A comme Adolescence

Et toi, ton adolescence, ça s’est passé comment ? Pour ma part, je conserve de cette période initiatique, le souvenir encore vif du mal-être permanent de n’être pas assez ; ou bien trop. Trop grosse, à une époque où Estelle Lefébure, Linda Evangelista et Claudia Schiffer livraient leurs contours parfaits dans des magazines que je feuilletais par pur masochisme. Trop gras, mes longs cheveux que je brossais à outrance pour tenter de leur donner un volume jamais atteint, et pour cause. Trop déprimée, en découvrant chaque matin l’emplacement qu’avaient choisi mes nouveaux boutons d’acné pour venir orner un visage parfaitement ingrat et gras, lui aussi… C’est à cette période qu’une rébellion générale de mes pores s’opérant quotidiennement, mes aisselles et mes pieds se mirent à mener une vie olfactive très indépendante de la mienne, comme pour mieux signaler ma présence là où j’aurais assurément préféré disparaitre. Quelle délectation de voir se transformer mes doux duvets d’enfant en poils raides ou frisés selon leur localisation et dotés d’une vigueur à faire pâlir du désherbant. Quel bonheur d’entendre régulièrement mon proche entourage me demander pourquoi je faisais la gueule, alors que moi-même je n’en savais strictement rien. Et puis mon look, clairement inspiré d’un catalogue d’emballages, toute partagée que j’étais entre ma volonté de cacher mes formes avec les pulls de mon grand-père et celle de me donner un “style”, fagotée d’une veste militaire ; le tout agrémenté de mes baskets fétiche, mes Ilie Nastase.
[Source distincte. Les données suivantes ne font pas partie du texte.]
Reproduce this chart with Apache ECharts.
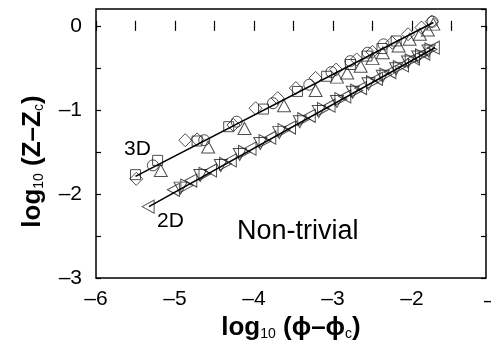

Je me souviens de mon amour irrépressible pour la procrastination, de la passion que je vouais à Mel Gibson, Olivier de Kersauson et Humphrey Bogart, de mon chien Rex, qui lui seul me comprenait. Merci à toi ô adolescence, de m’avoir laissé ton empreinte prégnante, m’affranchissant ainsi du probable destin de ces biques acariâtres, promptes à critiquer les “jeunes d’aujourd’hui”.